There is a lot of awe-inspiring beauty on the Amalfi coast. The landscape is extreme and spectacular: small towns balanced off of sharp cliffs, dark blue wavy sea water, windy pin-stripe roads, beautiful beckoning sunshine. 


However, in this most recent trip, the feature that struck me the most however was just exactly how precarious so much of this area is. Towns are situated at the brink of a cliff or otherwise at the foot of what was once a mighty landslide. Roads are dependent on natural ledges and bridges. Churches are built at the summit of a spiky peak. Sprawling towns are laid out innocently all around the foot of an innocuous looking Vesuvius as if Pompeii had never marked history.

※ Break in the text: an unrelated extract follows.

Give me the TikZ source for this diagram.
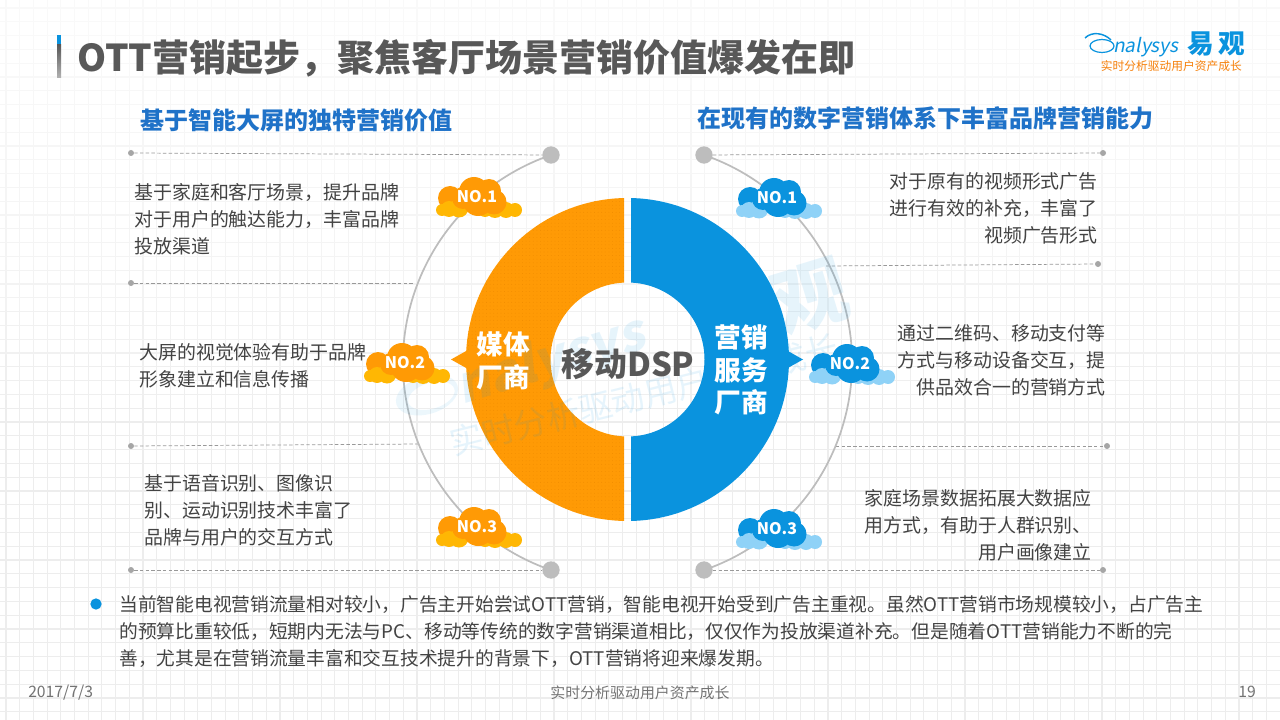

And all this in a zone that isn't quiet, seismologically speaking. Earthquakes, volcano eruptions, landslides: these things happen. But all these millions of inhabitants live as if nothing will ever go wrong.

This was not only mystifying to me, it was inspiring. You see, I have turned into a bit of a coward. A couple broken hearts, a staggering career blow, a betrayal or two, and I haven't yet lost the fear of falling. My once candid temperament has now become more taciturn; my trials have become more tempered, my emotions more guarded. How long after Pompeii was annihilated did it take for people to forget the past and move back? 

Photo credit: metrolic.com
I try to comfort myself with the moral of Sense and Sensibility, that temperance is actually a good thing in many ways. But most of the time, I feel like I have lost a part of myself in the past. In our world though, fear is often the emotion we're taught, not courage. But perhaps a certain courage is intrinsic here... It would be really nice, like the Italians on the coast of Campania, to live as if nothing bad will ever happen.

Rather than another beautiful ceramic, maybe this should be my takeaway from this past trip to Positano.